(Mass Appeal) – In today’s Taste Appeal, we are making a elegant and easy brown butter almond cake you can top with fresh strawberries and whipped cream. Cookbook author and chef Betty Rosbottom showed us how it’s done.
Brown butter almond cake
- 10 tbsp (one stick, plus 2 tbsp) unsalted butter at room temperature, plus more for the pan
- 1 cup sliced or slivered almonds
- 1 cup sugar
- 2/3 cup all-purpose flour
- 1/4 tsp fleur de sel or sea salt
- 4 large egg whites at room temperature lightly beaten
- 1 1/4 tsp vanilla
- Confectioner’s sugar for dusting
- Arrange a rack at center position and preheat the oven to 450 degrees F. Butter and flour an 8-inch cake pan, preferably one that is not dark (see cooking tip). Line the bottom with a piece of parchment cut to fit the pan. Butter and flour the paper.
- Place the butter in a small, heavy saucepan set over medium to medium-low heat. Whisk often until butter has melted and comes to a boil. Cook at a gentle simmer until butter turns a rich nutty brown, 4 to 6 minutes. Watch carefully as the butter can go from brown to burning quickly. Remove from the heat and set aside to cool slightly.

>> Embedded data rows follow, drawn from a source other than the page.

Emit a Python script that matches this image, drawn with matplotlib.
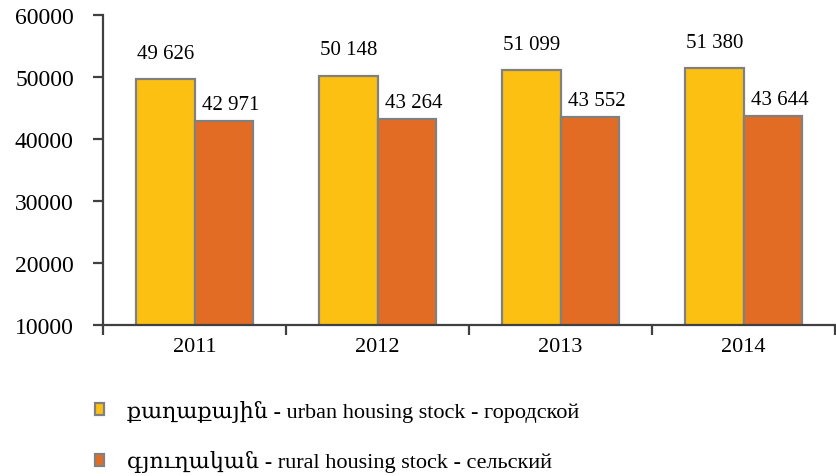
import numpy as np
import matplotlib.pyplot as plt
from matplotlib.ticker import FixedLocator

# data
years = ['2011', '2012', '2013', '2014']
urban = [49626, 50148, 51099, 51380]
rural = [42971, 43264, 43552, 43644]
urban_label = 'քաղաքային - urban housing stock - городской'
rural_label = 'գյուղական - rural housing stock - сельский'

plt.rcParams['font.family'] = ['Liberation Serif', 'DejaVu Serif', 'DejaVu Sans']

fig = plt.figure(figsize=(8.36, 4.77), dpi=100)
ax = fig.add_axes([103 / 836, 1 - 326 / 477, 1 - 103 / 836 - 0.001, (326 - 16) / 477])

x = np.arange(len(years))
w = 0.32
edge = '#808080'
b1 = ax.bar(x - w / 2, urban, w, color='#FCC012', edgecolor=edge, linewidth=1.6,
            label=urban_label, zorder=2)
b2 = ax.bar(x + w / 2, rural, w, color='#E36C25', edgecolor=edge, linewidth=1.6,
            label=rural_label, zorder=2)

def fmt(v):
    return f'{v:,}'.replace(',', ' ')

# value labels above the bars
for xi, v in zip(x, urban):
    ax.annotate(fmt(v), (xi - w / 2, v), xytext=(0, 12), textcoords='offset points',
                ha='center', va='bottom', fontsize=15)
for xi, v in zip(x, rural):
    ax.annotate(fmt(v), (xi + w / 2 + 0.04, v), xytext=(0, 5), textcoords='offset points',
                ha='center', va='bottom', fontsize=15)

ax.set_xlim(-0.5, len(years) - 0.5)
ax.set_ylim(10000, 60000)
ax.set_yticks(range(10000, 60001, 10000))
ax.set_yticklabels([str(t) for t in range(10000, 60001, 10000)], fontsize=17)
ax.set_xticks(x)
ax.set_xticklabels(years, fontsize=16)
ax.xaxis.set_minor_locator(FixedLocator(np.arange(-0.5, len(years), 1.0)))
ax.tick_params(axis='x', which='major', length=0, pad=9)
ax.tick_params(axis='x', which='minor', length=7, width=1.6, color='#404040')
ax.tick_params(axis='y', length=7, width=1.6, color='#404040', pad=14)

for s in ['top', 'right']:
    ax.spines[s].set_visible(False)
for s in ['left', 'bottom']:
    ax.spines[s].set_color('#404040')
    ax.spines[s].set_linewidth(1.6)

fig.legend(handles=[b1, b2], loc='upper left', bbox_to_anchor=(95 / 836, 1 - 401 / 477),
           frameon=False, fontsize=16, handlelength=0.42, handleheight=0.45,
           handletextpad=1.0, labelspacing=1.28, borderpad=0, borderaxespad=0)

fig.savefig('out.png', dpi=100)
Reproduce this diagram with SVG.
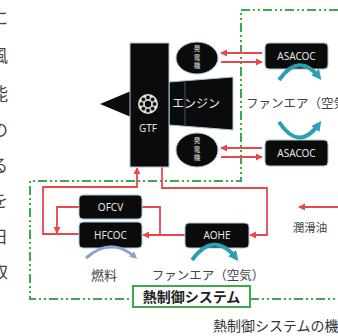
<svg xmlns="http://www.w3.org/2000/svg" width="338" height="336" viewBox="0 0 338 336">
  <style>
    .jp { font-family: "Noto Sans CJK JP", "Noto Sans", sans-serif; }
    .lat { font-family: "Noto Sans", "Liberation Sans", sans-serif; }
    .box { fill: #0b0b0b; stroke: #a9c6dc; stroke-width: 1; }
    .boxtext { fill: #e6e6e6; font-size: 10px; text-anchor: middle; }
    .red { fill: none; stroke: #e8474b; stroke-width: 1.8; }
    .green { fill: none; stroke: #3aaa4a; stroke-width: 2; stroke-dasharray: 9 3 2 3 2 3; }
    .teal { fill: none; stroke: #2aa0b2; stroke-width: 4; }
    .fuel { fill: none; stroke: #8aa5c9; stroke-width: 3; }
    .label { fill: #444; text-anchor: middle; }
    .side { fill: #444; font-size: 17px; }
  </style>
  <defs>
    <marker id="ar" viewBox="0 0 8 8" refX="7" refY="4" markerWidth="4" markerHeight="4" orient="auto" markerUnits="strokeWidth">
      <path d="M0,0 L8,4 L0,8 Z" fill="#e8474b"/>
    </marker>
    <marker id="at" viewBox="0 0 8 8" refX="5" refY="4" markerWidth="2.5" markerHeight="2.5" orient="auto" markerUnits="strokeWidth">
      <path d="M0,0 L8,4 L0,8 Z" fill="#2aa0b2"/>
    </marker>
    <marker id="af" viewBox="0 0 8 8" refX="5" refY="4" markerWidth="2.5" markerHeight="2.5" orient="auto" markerUnits="strokeWidth">
      <path d="M0,0 L8,4 L0,8 Z" fill="#8aa5c9"/>
    </marker>
  </defs>
  <rect width="338" height="336" fill="#ffffff"/>

  <!-- vertical body text running off the left edge -->
  <g id="side-text" class="jp side">
    <text x="-9" y="24">に</text>
    <text x="-9" y="62">風</text>
    <text x="-9" y="100">能</text>
    <text x="-9" y="136">の</text>
    <text x="-9" y="172">る</text>
    <text x="-9" y="207">を</text>
    <text x="-9" y="243">日</text>
    <text x="-9" y="278">取</text>
  </g>

  <!-- thermal management boundary -->
  <g id="boundary">
    <path class="green" d="M338,10 H241 V181 H30 V299 H133"/>
    <path class="green" d="M250,299 H338"/>
  </g>

  <!-- connectors -->
  <g id="connectors">
    <line class="red" x1="262" y1="53" x2="221" y2="53" marker-end="url(#ar)"/>
    <line class="red" x1="221" y1="62" x2="262" y2="62" marker-end="url(#ar)"/>
    <line class="red" x1="262" y1="148" x2="221" y2="148" marker-end="url(#ar)"/>
    <line class="red" x1="221" y1="157" x2="262" y2="157" marker-end="url(#ar)"/>
    <path class="red" d="M79,234 H43 V187 H137 V168" marker-end="url(#ar)"/>
    <path class="red" d="M79,207 H57 V233" marker-end="url(#ar)"/>
    <path class="red" d="M142,207 H160 V235"/>
    <path class="red" d="M185,235 H143" marker-end="url(#ar)"/>
    <path class="red" d="M162,167 V188 H267 V235 H250" marker-end="url(#ar)"/>
    <path class="red" d="M338,207 H299" marker-end="url(#ar)"/>
  </g>

  <!-- engine core -->
  <g id="engine">
    <polygon points="131,91 131,117 100,104" fill="#0b0b0b"/>
    <polygon class="box" points="169,82 233,77 233,130 169,125"/>
    <line x1="185" y1="81" x2="185" y2="126" stroke="#3d6d85" stroke-width="0.8"/>
    <text class="jp" x="196" y="108" fill="#e6e6e6" font-size="12" text-anchor="middle">エンジン</text>
  </g>

  <g id="gtf">
    <rect class="box" x="130" y="43" width="39" height="124"/>
    <circle cx="148" cy="104" r="10" fill="#e4e4e4"/>
    <g fill="#0b0b0b" stroke="#e4e4e4" stroke-width="0.6">
      <circle cx="154.5" cy="104" r="2.2"/>
      <circle cx="152.6" cy="108.6" r="2.2"/>
      <circle cx="148" cy="110.5" r="2.2"/>
      <circle cx="143.4" cy="108.6" r="2.2"/>
      <circle cx="141.5" cy="104" r="2.2"/>
      <circle cx="143.4" cy="99.4" r="2.2"/>
      <circle cx="148" cy="97.5" r="2.2"/>
      <circle cx="152.6" cy="99.4" r="2.2"/>
    </g>
    <circle cx="148" cy="104" r="3.2" fill="#0b0b0b"/>
    <text class="lat" x="148" y="132" fill="#e0e0e0" font-size="10" text-anchor="middle">GTF</text>
  </g>

  <!-- generators -->
  <g id="gen-upper">
    <ellipse class="box" cx="197" cy="58" rx="21" ry="16"/>
    <g class="jp" fill="#e6e6e6" font-size="6.5" text-anchor="middle">
      <text x="197" y="51">発</text>
      <text x="197" y="59.5">電</text>
      <text x="197" y="68">機</text>
    </g>
  </g>
  <g id="gen-lower">
    <ellipse class="box" cx="197" cy="150" rx="21" ry="17"/>
    <g class="jp" fill="#e6e6e6" font-size="6.5" text-anchor="middle">
      <text x="197" y="143">発</text>
      <text x="197" y="151.5">電</text>
      <text x="197" y="160">機</text>
    </g>
  </g>

  <!-- heat exchangers -->
  <g id="asacoc-upper">
    <rect class="box" x="265" y="43" width="63" height="26" rx="4"/>
    <text class="lat boxtext" x="296.5" y="59.5">ASACOC</text>
  </g>
  <g id="asacoc-lower">
    <rect class="box" x="265" y="140" width="63" height="26" rx="4"/>
    <text class="lat boxtext" x="296.5" y="156.5">ASACOC</text>
  </g>
  <g id="ofcv">
    <rect class="box" x="79" y="195" width="63" height="24" rx="4"/>
    <text class="lat boxtext" x="110.5" y="210.5">OFCV</text>
  </g>
  <g id="hfcoc">
    <rect class="box" x="79" y="222" width="63" height="26" rx="4"/>
    <text class="lat boxtext" x="110.5" y="238.5">HFCOC</text>
  </g>
  <g id="aohe">
    <rect class="box" x="185" y="223" width="64" height="25" rx="4"/>
    <text class="lat boxtext" x="217" y="239">AOHE</text>
  </g>

  <!-- fan air and fuel flows -->
  <g id="flows">
    <path class="teal" d="M279,80 Q299,52 319,77" marker-end="url(#at)"/>
    <path class="teal" d="M279,122 Q299,152 319,124" marker-end="url(#at)"/>
    <path class="teal" d="M192,260 Q214,230 236,258" marker-end="url(#at)"/>
    <path class="fuel" d="M86,258 Q111,236 135,257" marker-end="url(#af)"/>
  </g>

  <!-- labels -->
  <g id="labels" class="jp">
    <text x="246" y="108" fill="#444" font-size="12.5">ファンエア（空気）</text>
    <text class="label" x="104" y="280" font-size="13">燃料</text>
    <text class="label" x="208" y="280" font-size="12.5">ファンエア（空気）</text>
    <text class="label" x="310" y="232" font-size="11.5">潤滑油</text>
  </g>

  <g id="system-label">
    <rect x="133" y="286" width="117" height="21" fill="#ffffff" stroke="#3aaa4a" stroke-width="2"/>
    <text class="jp" x="191.5" y="302" fill="#222" font-size="14" font-weight="bold" text-anchor="middle">熱制御システム</text>
  </g>

  <text id="caption" class="jp" x="213" y="331" fill="#333" font-size="14">熱制御システムの機能</text>
</svg>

- Pulse the almonds in a food processor, pulsing the machine, until they are finely ground. Transfer to a large mixing bowl and add the sugar, flour, and fleur de sel. Whisk to combine. Whisk in the egg whites and the vanilla. Gradually whisk in the butter until well incorporated. Pour the batter into the prepared pan.
- Bake the cake until golden and a tester comes out clean when inserted into the center, 17 to 20 minutes. Watch carefully so that it does not burn. (The cake will not be more than about an inch high.) Remove from the oven, cool 5 minutes, then unmold. Serve, either warm or at room temperature. Dust lightly with confectioner’s sugar.
Cooking Tip: Because this cake cooks at an unusually high temperature, it is best to avoid dark metal cake pans. They tend to cook the sides of the cake too fast.